Und die Suche geht weiter. Über meine bisherigen Tellerränder und
Wahrnehmungsgrenzen hinweg, denn ich weiß, dass ich nichts weiß,
außer: SPINNERIN war erst der Anfang, mein erstes Projekt, das sich
bewusst weiblichen Narrativen zuwendet. Und es gibt so viele
Perspektiven! Wir alle leben gut in unseren Bubbles und
Filterblasen, da ist es wohlig und warm, wir bekräftigen uns
gegenseitig in unseren Meinungen und Sichtweisen und können
versichert sein – wir haben recht. Was aber, wenn unsere Sichtweise
eine eingeschränkte und privilegierte ist? Wenn wir nicht sehen
können, was andere tagtäglich erleben?
Du siehst, du siehst, was ich nicht seh‘?

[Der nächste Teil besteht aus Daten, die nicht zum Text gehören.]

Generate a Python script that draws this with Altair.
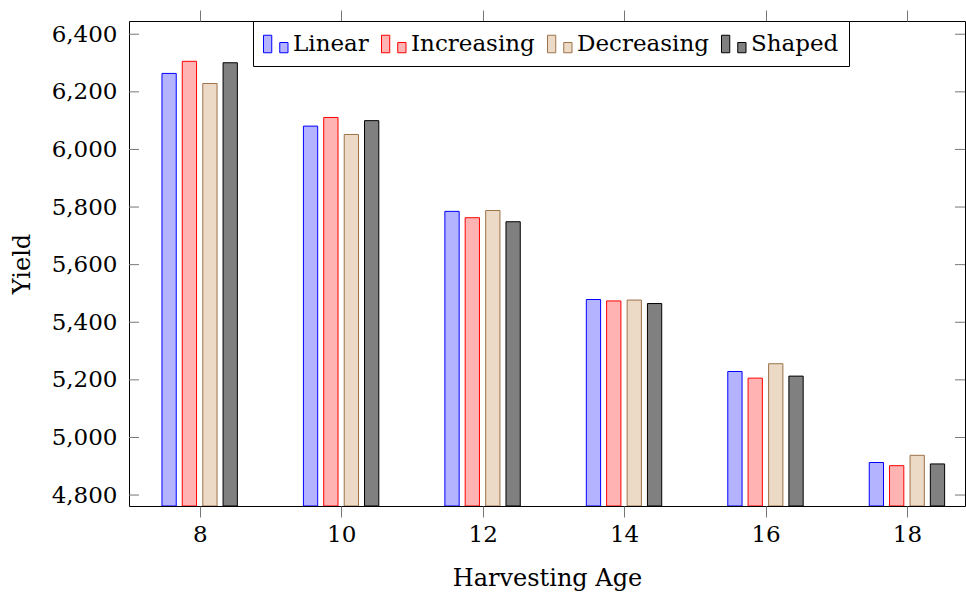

Und genau das interessiert mich. Was meine Nachbarn erleben,
ob sie nun direkt neben mir wohnen, oder viele Kilometer weit weg.
Ob sie ihre Wurzeln hier in Österreich haben, oder anderswo. Rund
ein Viertel meiner österreichischen Nachbarn haben eine
Migrationsbiografie, von ihnen will ich lernen, anstatt über sie zu
hören. Danke Sakina und Natasa. Diskriminierende Erfahrungen und
Alltagsrassismus gehören für viele Menschen zum täglichen Leben,
und das ist für einen großen Teil von ihnen sehr ermüdend. Danke
Amani und alljenen, die dennoch die Kraft aufbringen um auf
Ungerechtigkeiten hinzuweisen. Fast die Hälfte unserer
Bevölkerung hat bereits Erfahrung mit psychischer Erkrankung
gemacht, doch nur die wenigsten haben darüber gesprochen. Danke Nicole, danke Vivi. Ihre Geschichten sind es,
die ich hörbar machen will. Nicht, weil sie selbst keine Stimme hätten, sondern weil wir oft nicht hinhören.
NACHBARIN [a diverse narrative] ist ein transkulturelles Musikprojekt, das unterschiedliche Lebensrealitäten in
Musik übersetzt, mit den handwerklichen Mitteln von dialogischen Interviews, Komposition, Film und Fotografie.
Musik kann so viele Brücken bauen. Sie kann uns Trost spenden und halten. Sie kann uns wachrütteln und ihre
Finger in die offenen Wunden legen, sodass wir endlich dorthin fühlen, wo es schmerzt. Ob im Kollektiv, oder
individuell. Sichtweisen werden weiter, Narrative werden vielfältiger. Und dann passiert Veränderung.
Schon früh erfährt Julia Lacherstorfer Musik in ihren mannigfaltigsten Ausprägungen des Alltäglichen: das
Schnarren der Drehleier des Vaters, das Klackern des Spinnrades der Mutter oder das aus dem Obergeschoß
dringende Akkordeonspiel des Großvaters werden zu vertrauten Klängen und Geräuschen, die Julias
Kinderohren prägen und schließlich den Weg für ihre erfolgreiche Karriere als Musikerin ebnen. Bis heute
schöpft Julia Lacherstorfer Kraft und Inspiration aus diesen musikalischen Erfahrungen und aus der
volksmusikalischen Tradition ihrer Heimatregion, ohne dabei den Sinn für Gegenwärtiges zu verlieren.
Als Komponistin, Performerin (ALMA, SPINNERIN, Ramsch & Rosen) und Intendantin der wellenklænge, Lunz am
See ist sie aus der österreichischen Musikszene längst nicht mehr wegzudenken.